Home owners are moving less frequently with the average length of ownership for residential properties continuing to increase.
An important figure to be aware of is the average length of property ownership, or the ‘hold period’ of a property. The typical hold period provides one of the best indicators about the likelihood as to whether a property will be brought to the market in the near future.
RP Data measures the average hold period by looking at sales over the past year and determining the length of time each of those properties had been owned (ie the most recent contract date minus the previous purchase date).
Across the combined capital cities, the average hold period for houses was recorded at 10.1 years at the end of 2013 and for units it was 8.4 years.
In regional markets, the average hold period was slightly shorter for houses at 9.5 years and slightly longer for units at 8.6 years.
The first chart highlights what has been a consistent increase in the average hold period since about 2004/05. The rise coincides with the national surge in home values from 2001 to 2004 and the subsequent fall in sales volumes thereafter.
Across the individual capital city housing markets you can see that the average hold period has trended higher across each market over the past decade.
The data also shows that houses in particular tend to be held for much longer in Sydney and Melbourne than they do elsewhere.
At the end of 2013, Melbourne had the longest average hold period for houses and units recorded at 11.4 years and 9.4 years respectively.
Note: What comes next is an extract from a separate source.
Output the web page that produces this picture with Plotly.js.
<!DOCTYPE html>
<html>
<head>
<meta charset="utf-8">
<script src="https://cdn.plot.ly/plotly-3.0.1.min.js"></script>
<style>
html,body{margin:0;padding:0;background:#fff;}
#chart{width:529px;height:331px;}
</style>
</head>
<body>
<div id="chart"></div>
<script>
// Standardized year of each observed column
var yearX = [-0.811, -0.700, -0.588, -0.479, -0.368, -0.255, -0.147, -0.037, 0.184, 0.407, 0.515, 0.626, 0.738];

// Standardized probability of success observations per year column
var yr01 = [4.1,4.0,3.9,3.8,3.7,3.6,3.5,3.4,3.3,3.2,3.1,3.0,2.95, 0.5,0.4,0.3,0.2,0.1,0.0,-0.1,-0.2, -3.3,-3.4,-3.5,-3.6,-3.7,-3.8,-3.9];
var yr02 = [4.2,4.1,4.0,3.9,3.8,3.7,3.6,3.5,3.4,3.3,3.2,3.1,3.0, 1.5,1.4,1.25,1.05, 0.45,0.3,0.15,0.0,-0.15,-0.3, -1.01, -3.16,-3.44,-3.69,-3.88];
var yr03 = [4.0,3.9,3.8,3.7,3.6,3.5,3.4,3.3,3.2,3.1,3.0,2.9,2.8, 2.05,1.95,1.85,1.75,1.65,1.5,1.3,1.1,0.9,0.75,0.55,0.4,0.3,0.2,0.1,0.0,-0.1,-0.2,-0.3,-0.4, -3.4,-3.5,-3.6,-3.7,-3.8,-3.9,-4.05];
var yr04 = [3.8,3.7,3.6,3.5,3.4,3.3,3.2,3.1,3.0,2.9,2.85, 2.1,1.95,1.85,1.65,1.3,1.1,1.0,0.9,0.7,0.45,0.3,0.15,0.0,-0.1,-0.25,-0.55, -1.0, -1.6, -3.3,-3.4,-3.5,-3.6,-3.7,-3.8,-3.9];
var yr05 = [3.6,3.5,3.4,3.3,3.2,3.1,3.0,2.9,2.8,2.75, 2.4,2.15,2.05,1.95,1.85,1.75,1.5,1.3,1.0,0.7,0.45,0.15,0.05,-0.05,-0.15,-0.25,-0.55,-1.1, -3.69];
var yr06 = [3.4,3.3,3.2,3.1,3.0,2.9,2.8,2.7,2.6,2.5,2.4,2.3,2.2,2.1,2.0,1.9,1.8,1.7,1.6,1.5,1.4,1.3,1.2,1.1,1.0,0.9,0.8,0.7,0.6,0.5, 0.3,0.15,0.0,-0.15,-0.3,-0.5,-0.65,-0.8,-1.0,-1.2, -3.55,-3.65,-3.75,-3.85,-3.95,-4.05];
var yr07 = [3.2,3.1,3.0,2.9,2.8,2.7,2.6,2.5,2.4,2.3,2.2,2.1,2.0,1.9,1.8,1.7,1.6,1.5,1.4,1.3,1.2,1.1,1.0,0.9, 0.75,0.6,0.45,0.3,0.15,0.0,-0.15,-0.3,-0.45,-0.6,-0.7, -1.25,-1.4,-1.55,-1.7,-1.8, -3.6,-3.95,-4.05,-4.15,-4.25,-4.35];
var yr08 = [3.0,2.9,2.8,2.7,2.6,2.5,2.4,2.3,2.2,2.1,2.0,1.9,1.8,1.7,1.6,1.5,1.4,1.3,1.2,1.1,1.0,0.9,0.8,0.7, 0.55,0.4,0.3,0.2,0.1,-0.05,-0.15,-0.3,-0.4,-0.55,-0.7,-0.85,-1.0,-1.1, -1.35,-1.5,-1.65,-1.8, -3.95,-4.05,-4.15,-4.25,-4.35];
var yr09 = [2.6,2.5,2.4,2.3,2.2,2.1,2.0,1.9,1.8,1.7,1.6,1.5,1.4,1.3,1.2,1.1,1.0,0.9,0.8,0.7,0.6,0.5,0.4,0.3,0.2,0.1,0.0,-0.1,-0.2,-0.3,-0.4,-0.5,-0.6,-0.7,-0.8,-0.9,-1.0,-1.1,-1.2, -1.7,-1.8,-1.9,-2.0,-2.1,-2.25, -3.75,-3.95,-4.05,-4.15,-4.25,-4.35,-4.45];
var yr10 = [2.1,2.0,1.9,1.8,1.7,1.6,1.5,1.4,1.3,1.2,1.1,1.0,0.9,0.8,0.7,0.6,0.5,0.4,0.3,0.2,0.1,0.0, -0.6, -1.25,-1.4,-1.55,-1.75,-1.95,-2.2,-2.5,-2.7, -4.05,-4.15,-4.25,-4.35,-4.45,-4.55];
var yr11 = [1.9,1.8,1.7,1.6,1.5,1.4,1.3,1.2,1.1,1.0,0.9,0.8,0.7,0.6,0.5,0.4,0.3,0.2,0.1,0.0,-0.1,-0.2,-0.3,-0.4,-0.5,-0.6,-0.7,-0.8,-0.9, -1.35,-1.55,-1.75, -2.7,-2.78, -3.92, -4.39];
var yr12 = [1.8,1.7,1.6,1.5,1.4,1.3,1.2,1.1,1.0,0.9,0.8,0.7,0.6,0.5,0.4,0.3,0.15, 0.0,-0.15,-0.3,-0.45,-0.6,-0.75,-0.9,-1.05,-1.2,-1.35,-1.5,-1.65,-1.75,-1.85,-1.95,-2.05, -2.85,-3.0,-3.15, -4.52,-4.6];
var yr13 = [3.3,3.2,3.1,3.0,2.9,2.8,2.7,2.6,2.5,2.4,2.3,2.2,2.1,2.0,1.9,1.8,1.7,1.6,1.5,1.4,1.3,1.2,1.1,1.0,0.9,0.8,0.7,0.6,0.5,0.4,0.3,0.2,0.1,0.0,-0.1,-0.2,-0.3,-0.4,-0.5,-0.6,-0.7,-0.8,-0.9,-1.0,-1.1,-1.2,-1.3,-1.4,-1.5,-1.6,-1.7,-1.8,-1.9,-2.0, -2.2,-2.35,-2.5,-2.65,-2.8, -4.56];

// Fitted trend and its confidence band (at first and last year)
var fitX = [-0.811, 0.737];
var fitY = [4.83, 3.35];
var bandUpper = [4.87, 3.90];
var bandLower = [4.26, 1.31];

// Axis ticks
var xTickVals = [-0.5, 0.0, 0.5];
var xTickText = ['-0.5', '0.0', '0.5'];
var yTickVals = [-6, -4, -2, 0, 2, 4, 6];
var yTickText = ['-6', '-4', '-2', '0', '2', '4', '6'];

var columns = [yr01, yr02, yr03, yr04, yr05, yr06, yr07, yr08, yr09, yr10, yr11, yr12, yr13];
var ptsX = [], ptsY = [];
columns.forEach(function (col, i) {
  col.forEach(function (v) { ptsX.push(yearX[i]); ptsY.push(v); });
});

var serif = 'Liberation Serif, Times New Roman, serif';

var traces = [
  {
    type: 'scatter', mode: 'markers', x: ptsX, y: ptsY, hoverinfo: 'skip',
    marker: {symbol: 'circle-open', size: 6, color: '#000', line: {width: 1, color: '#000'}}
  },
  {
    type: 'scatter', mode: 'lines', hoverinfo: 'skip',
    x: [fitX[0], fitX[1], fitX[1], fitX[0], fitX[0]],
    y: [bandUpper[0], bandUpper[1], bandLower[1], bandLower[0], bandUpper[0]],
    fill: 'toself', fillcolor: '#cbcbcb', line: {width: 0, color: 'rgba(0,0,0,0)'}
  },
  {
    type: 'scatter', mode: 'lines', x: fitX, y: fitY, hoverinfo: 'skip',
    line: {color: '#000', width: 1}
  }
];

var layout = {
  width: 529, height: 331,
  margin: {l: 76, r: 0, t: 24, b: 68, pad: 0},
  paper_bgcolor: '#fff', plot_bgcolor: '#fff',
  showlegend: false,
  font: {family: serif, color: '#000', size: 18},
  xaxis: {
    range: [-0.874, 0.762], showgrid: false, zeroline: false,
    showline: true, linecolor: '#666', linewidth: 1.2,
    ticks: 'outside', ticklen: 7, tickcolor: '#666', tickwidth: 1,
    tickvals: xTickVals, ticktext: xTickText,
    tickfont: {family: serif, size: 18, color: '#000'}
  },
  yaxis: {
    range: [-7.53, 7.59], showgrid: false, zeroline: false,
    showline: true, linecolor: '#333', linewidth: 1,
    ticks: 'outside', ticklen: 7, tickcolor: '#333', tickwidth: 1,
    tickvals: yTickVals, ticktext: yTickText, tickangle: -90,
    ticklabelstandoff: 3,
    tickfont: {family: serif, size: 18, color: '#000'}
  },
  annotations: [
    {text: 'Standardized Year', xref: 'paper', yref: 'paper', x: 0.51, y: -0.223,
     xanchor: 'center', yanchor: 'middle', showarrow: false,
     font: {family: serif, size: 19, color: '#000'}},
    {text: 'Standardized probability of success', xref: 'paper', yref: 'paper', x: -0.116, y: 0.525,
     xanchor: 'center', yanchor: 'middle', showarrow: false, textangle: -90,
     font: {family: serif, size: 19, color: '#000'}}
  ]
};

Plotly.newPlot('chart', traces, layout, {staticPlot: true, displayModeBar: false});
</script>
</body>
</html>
Sydney houses had the second longest average hold period at 11.0 years whilst for units Hobart units were second longest on average at 8.5 years.
Each capital city has recorded an increase in the average hold period for houses and units over the past year.
Looking at the council areas with the longest average hold period for houses, the list is dominated by New South Wales and Victoria with Auburn in Sydney having the longest average hold period at 15.5 years.
The areas listed are largely situated within the capital cities. For units, once again the list is dominated by New South Wales and Victoria however, most of these areas are situated outside of the capital city.
Looking at the regions with the shortest average hold period, Western Australia dominates the list for houses and a Queensland is most prevalent for units.
Weipa in Far North Queensland has the shortest average hold period for both houses and units at 5.3 years for houses and 3.3 years for units. The regions with the shortest average hold period are typically found outside of the capital cities.
The data shows that the typical hold period is increasing. With property values rising and the subsequent transactional cost of buying and selling properties also rising it is no wonder home owners are choosing to move home on a less regular basis.
The cost of agency fees and stamp duty acts as a disincentive to buy and sell property. Over the coming year we would expect that the trend towards longer period of home ownership will continue to be evident.